Best steak in Barrio Norte
Let's go over this again, it's been a while. Chimichurri. What is it? Chimichurri is a condiment that hails from Argentina. Contrary to popular American opinion chimichurri is not green, it is orange. The header for this blog is a close up of chimichurri.

I don't know why chimichurri this or chimichurri that is on all the menus in American restaurants these days. I don't know why they sell bottles of green gunk in grocery stores either. Why is the Patagonian tooth fish known as Sea Bass? It's all marketing I suppose.

If you go to Argentina and you eat somewhere that isn't a tourist hangout, like around Recoleta cemetery is, you will not see chimichurri on all of the tables and you will not see Portenos slathering it on everything they eat. Chimichurri is a condiment. I ate many steaks in Buenos Aires and I was never asked if I wanted chimichurri with my steak.

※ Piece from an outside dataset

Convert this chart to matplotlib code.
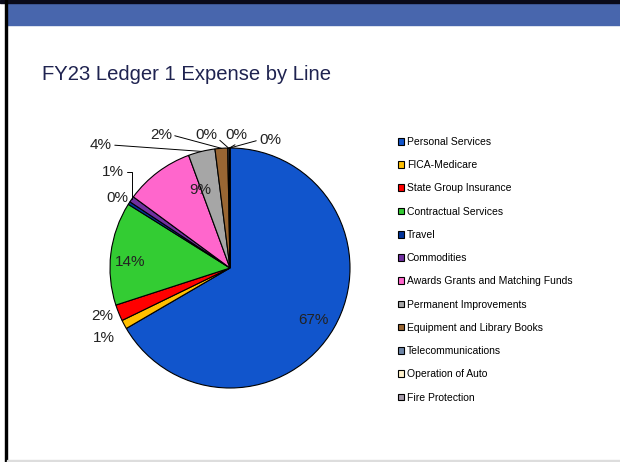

Argentineans put chimichurri on choripan.  A choripan is a grilled chorizo sausage sandwich. Chimichurri usually contains garlic so some Argentineans don't like to eat it but every once in a while. Around Calle Florida in the busy city central in B.A. there some places that make choripan and other sandwiches daily. They are usually small with a few high top table and some counter top space.

On the tables you will see styrofoam cups sitting out with a plastic spoon sticking up out of the cup. This is chimichurri and you add as much as you like when you get your choripan. It is very thick and the oil usually separates out of it so it needs stirring. It isn't spicy. Argentinean food isn't very spicy.  It's for the bread. It's the wet component for the dry bread. Like we put ketchup and mustard on hotdogs, yes it's for the taste but it is also easier to eat versus a plain weeny on a bun. And imagine the bun being a baguette.

Someone once said to me they were making chimichurri rice. Can you imagine someone saying they are making mustard rice or ketchup rice. You'd think they were crazy. That's how Argentineans think about Americans that have suddenly begun putting what isn't even real chimichurri on everything and calling it Argentinean inspired.

I think we've gotten to the point where we no longer think that those U shaped crispy yellow taco shells that your mom used to serve ground beef  in are tacos. Now we need to get educated on what chimichurri is and what it is used for as well.

Buen provecho!

Chimichurri ingredients just before going to the blender.